**STATED TASK**: Give the data again exactly as written, skipping any pictures.
=======
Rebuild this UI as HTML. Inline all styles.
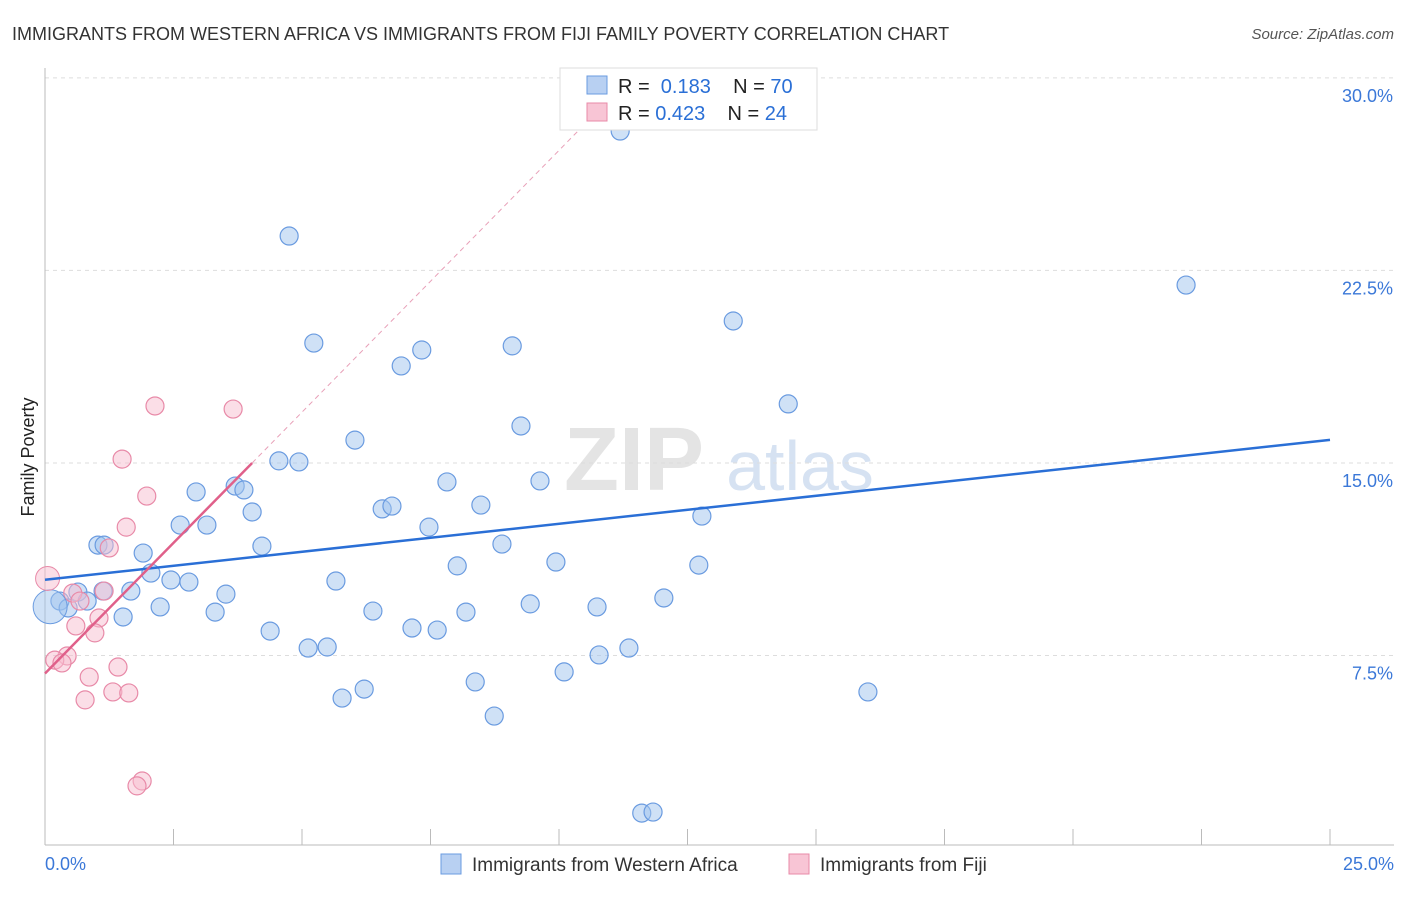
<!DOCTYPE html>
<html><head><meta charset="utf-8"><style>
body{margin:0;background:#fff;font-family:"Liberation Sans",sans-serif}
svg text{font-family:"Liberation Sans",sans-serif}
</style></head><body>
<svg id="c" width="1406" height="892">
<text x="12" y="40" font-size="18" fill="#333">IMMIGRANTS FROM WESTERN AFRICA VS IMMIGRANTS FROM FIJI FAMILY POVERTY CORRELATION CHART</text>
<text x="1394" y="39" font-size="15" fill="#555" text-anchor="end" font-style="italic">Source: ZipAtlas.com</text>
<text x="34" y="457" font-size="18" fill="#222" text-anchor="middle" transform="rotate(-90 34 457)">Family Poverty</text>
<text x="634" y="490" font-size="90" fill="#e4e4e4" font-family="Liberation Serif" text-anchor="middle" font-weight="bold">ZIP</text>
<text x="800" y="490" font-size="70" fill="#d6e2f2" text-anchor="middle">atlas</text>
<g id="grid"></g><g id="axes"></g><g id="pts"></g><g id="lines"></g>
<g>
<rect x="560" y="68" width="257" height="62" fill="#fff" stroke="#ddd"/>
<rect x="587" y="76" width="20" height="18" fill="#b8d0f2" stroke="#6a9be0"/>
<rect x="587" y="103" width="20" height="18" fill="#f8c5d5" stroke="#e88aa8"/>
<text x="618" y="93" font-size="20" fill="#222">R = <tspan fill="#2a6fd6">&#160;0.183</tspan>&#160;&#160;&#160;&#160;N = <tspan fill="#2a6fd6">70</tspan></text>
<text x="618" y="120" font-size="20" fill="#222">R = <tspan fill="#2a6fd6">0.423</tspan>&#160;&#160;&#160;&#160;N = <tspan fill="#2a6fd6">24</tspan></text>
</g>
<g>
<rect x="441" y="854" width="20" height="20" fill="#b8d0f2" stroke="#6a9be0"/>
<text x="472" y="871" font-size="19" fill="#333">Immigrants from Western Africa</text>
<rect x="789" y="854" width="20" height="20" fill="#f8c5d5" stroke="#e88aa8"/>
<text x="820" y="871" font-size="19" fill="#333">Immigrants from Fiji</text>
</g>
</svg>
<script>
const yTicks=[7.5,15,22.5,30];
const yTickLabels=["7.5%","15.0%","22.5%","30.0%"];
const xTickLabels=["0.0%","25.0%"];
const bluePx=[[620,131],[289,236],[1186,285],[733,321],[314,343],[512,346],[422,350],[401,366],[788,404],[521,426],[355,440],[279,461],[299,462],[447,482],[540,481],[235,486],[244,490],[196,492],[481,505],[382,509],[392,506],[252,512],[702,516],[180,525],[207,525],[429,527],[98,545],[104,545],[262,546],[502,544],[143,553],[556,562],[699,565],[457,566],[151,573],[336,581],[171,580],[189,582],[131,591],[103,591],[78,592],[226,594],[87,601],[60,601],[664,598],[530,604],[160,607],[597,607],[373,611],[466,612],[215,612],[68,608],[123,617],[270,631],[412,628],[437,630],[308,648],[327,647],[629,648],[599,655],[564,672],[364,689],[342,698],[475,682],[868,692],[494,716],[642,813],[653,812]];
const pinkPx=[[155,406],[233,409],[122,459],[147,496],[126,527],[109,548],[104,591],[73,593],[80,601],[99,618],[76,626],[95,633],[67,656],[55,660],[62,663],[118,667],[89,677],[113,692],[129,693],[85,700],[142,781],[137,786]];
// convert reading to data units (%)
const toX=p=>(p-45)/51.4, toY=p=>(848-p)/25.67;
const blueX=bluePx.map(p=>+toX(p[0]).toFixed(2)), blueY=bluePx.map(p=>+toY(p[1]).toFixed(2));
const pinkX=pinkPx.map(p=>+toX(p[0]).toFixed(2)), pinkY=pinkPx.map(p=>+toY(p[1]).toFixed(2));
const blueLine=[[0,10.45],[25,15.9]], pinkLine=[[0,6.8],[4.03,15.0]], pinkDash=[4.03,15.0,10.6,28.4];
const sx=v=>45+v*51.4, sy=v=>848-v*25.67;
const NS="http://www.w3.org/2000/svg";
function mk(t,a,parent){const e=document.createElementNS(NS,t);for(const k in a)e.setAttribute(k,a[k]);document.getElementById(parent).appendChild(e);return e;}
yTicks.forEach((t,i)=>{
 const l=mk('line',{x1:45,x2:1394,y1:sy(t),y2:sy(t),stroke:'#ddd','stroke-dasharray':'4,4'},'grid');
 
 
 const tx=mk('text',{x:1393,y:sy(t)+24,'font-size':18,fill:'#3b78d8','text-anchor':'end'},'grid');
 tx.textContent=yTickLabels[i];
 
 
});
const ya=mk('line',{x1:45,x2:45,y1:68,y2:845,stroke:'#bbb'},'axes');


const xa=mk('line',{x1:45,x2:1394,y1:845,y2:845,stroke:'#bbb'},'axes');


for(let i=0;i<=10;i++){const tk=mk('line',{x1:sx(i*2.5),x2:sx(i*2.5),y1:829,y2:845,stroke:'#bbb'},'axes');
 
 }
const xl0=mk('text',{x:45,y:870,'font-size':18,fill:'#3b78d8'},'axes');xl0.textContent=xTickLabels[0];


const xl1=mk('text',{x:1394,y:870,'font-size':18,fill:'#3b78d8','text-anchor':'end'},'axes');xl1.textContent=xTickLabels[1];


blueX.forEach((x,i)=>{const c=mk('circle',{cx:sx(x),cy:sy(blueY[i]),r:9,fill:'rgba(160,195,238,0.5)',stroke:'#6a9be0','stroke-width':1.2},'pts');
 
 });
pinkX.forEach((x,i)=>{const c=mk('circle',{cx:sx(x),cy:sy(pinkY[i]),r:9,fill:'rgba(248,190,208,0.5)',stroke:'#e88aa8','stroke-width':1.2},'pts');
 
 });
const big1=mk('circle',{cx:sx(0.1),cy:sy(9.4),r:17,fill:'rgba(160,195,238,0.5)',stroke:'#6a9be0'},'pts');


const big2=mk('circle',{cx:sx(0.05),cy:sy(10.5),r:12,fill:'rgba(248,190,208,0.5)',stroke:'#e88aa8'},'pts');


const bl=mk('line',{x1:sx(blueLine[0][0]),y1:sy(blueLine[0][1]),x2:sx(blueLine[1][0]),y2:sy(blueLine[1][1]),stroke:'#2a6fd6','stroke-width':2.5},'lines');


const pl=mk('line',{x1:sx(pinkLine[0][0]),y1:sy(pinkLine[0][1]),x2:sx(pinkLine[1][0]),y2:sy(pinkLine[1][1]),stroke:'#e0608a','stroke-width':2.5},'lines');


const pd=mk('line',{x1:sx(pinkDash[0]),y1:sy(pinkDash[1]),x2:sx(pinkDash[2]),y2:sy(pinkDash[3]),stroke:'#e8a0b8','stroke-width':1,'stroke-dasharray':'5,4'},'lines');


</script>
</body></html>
=======
**TASK SOLUTION**:
Rebuild this UI as HTML. Inline all styles.
<!DOCTYPE html>
<html><head><meta charset="utf-8"><style>
body{margin:0;background:#fff;font-family:"Liberation Sans",sans-serif}
svg text{font-family:"Liberation Sans",sans-serif}
</style></head><body>
<svg id="c" width="1406" height="892">
<text x="12" y="40" font-size="18" fill="#333">IMMIGRANTS FROM WESTERN AFRICA VS IMMIGRANTS FROM FIJI FAMILY POVERTY CORRELATION CHART</text>
<text x="1394" y="39" font-size="15" fill="#555" text-anchor="end" font-style="italic">Source: ZipAtlas.com</text>
<text x="34" y="457" font-size="18" fill="#222" text-anchor="middle" transform="rotate(-90 34 457)">Family Poverty</text>
<text x="634" y="490" font-size="90" fill="#e4e4e4" font-family="Liberation Serif" text-anchor="middle" font-weight="bold">ZIP</text>
<text x="800" y="490" font-size="70" fill="#d6e2f2" text-anchor="middle">atlas</text>
<g id="grid"></g><g id="axes"></g><g id="pts"></g><g id="lines"></g>
<g>
<rect x="560" y="68" width="257" height="62" fill="#fff" stroke="#ddd"/>
<rect x="587" y="76" width="20" height="18" fill="#b8d0f2" stroke="#6a9be0"/>
<rect x="587" y="103" width="20" height="18" fill="#f8c5d5" stroke="#e88aa8"/>
<text x="618" y="93" font-size="20" fill="#222">R = <tspan fill="#2a6fd6">&#160;0.183</tspan>&#160;&#160;&#160;&#160;N = <tspan fill="#2a6fd6">70</tspan></text>
<text x="618" y="120" font-size="20" fill="#222">R = <tspan fill="#2a6fd6">0.423</tspan>&#160;&#160;&#160;&#160;N = <tspan fill="#2a6fd6">24</tspan></text>
</g>
<g>
<rect x="441" y="854" width="20" height="20" fill="#b8d0f2" stroke="#6a9be0"/>
<text x="472" y="871" font-size="19" fill="#333">Immigrants from Western Africa</text>
<rect x="789" y="854" width="20" height="20" fill="#f8c5d5" stroke="#e88aa8"/>
<text x="820" y="871" font-size="19" fill="#333">Immigrants from Fiji</text>
</g>
</svg>
<script>
const yTicks=[7.5,15,22.5,30];
const yTickLabels=["7.5%","15.0%","22.5%","30.0%"];
const xTickLabels=["0.0%","25.0%"];
const bluePx=[[620,131],[289,236],[1186,285],[733,321],[314,343],[512,346],[422,350],[401,366],[788,404],[521,426],[355,440],[279,461],[299,462],[447,482],[540,481],[235,486],[244,490],[196,492],[481,505],[382,509],[392,506],[252,512],[702,516],[180,525],[207,525],[429,527],[98,545],[104,545],[262,546],[502,544],[143,553],[556,562],[699,565],[457,566],[151,573],[336,581],[171,580],[189,582],[131,591],[103,591],[78,592],[226,594],[87,601],[60,601],[664,598],[530,604],[160,607],[597,607],[373,611],[466,612],[215,612],[68,608],[123,617],[270,631],[412,628],[437,630],[308,648],[327,647],[629,648],[599,655],[564,672],[364,689],[342,698],[475,682],[868,692],[494,716],[642,813],[653,812]];
const pinkPx=[[155,406],[233,409],[122,459],[147,496],[126,527],[109,548],[104,591],[73,593],[80,601],[99,618],[76,626],[95,633],[67,656],[55,660],[62,663],[118,667],[89,677],[113,692],[129,693],[85,700],[142,781],[137,786]];
// convert reading to data units (%)
const toX=p=>(p-45)/51.4, toY=p=>(848-p)/25.67;
const blueX=bluePx.map(p=>+toX(p[0]).toFixed(2)), blueY=bluePx.map(p=>+toY(p[1]).toFixed(2));
const pinkX=pinkPx.map(p=>+toX(p[0]).toFixed(2)), pinkY=pinkPx.map(p=>+toY(p[1]).toFixed(2));
const blueLine=[[0,10.45],[25,15.9]], pinkLine=[[0,6.8],[4.03,15.0]], pinkDash=[4.03,15.0,10.6,28.4];
const sx=v=>45+v*51.4, sy=v=>848-v*25.67;
const NS="http://www.w3.org/2000/svg";
function mk(t,a,parent){const e=document.createElementNS(NS,t);for(const k in a)e.setAttribute(k,a[k]);document.getElementById(parent).appendChild(e);return e;}
yTicks.forEach((t,i)=>{
 const l=mk('line',{x1:45,x2:1394,y1:sy(t),y2:sy(t),stroke:'#ddd','stroke-dasharray':'4,4'},'grid');
 
 
 const tx=mk('text',{x:1393,y:sy(t)+24,'font-size':18,fill:'#3b78d8','text-anchor':'end'},'grid');
 tx.textContent=yTickLabels[i];
 
 
});
const ya=mk('line',{x1:45,x2:45,y1:68,y2:845,stroke:'#bbb'},'axes');


const xa=mk('line',{x1:45,x2:1394,y1:845,y2:845,stroke:'#bbb'},'axes');


for(let i=0;i<=10;i++){const tk=mk('line',{x1:sx(i*2.5),x2:sx(i*2.5),y1:829,y2:845,stroke:'#bbb'},'axes');
 
 }
const xl0=mk('text',{x:45,y:870,'font-size':18,fill:'#3b78d8'},'axes');xl0.textContent=xTickLabels[0];


const xl1=mk('text',{x:1394,y:870,'font-size':18,fill:'#3b78d8','text-anchor':'end'},'axes');xl1.textContent=xTickLabels[1];


blueX.forEach((x,i)=>{const c=mk('circle',{cx:sx(x),cy:sy(blueY[i]),r:9,fill:'rgba(160,195,238,0.5)',stroke:'#6a9be0','stroke-width':1.2},'pts');
 
 });
pinkX.forEach((x,i)=>{const c=mk('circle',{cx:sx(x),cy:sy(pinkY[i]),r:9,fill:'rgba(248,190,208,0.5)',stroke:'#e88aa8','stroke-width':1.2},'pts');
 
 });
const big1=mk('circle',{cx:sx(0.1),cy:sy(9.4),r:17,fill:'rgba(160,195,238,0.5)',stroke:'#6a9be0'},'pts');


const big2=mk('circle',{cx:sx(0.05),cy:sy(10.5),r:12,fill:'rgba(248,190,208,0.5)',stroke:'#e88aa8'},'pts');


const bl=mk('line',{x1:sx(blueLine[0][0]),y1:sy(blueLine[0][1]),x2:sx(blueLine[1][0]),y2:sy(blueLine[1][1]),stroke:'#2a6fd6','stroke-width':2.5},'lines');


const pl=mk('line',{x1:sx(pinkLine[0][0]),y1:sy(pinkLine[0][1]),x2:sx(pinkLine[1][0]),y2:sy(pinkLine[1][1]),stroke:'#e0608a','stroke-width':2.5},'lines');


const pd=mk('line',{x1:sx(pinkDash[0]),y1:sy(pinkDash[1]),x2:sx(pinkDash[2]),y2:sy(pinkDash[3]),stroke:'#e8a0b8','stroke-width':1,'stroke-dasharray':'5,4'},'lines');


</script>
</body></html>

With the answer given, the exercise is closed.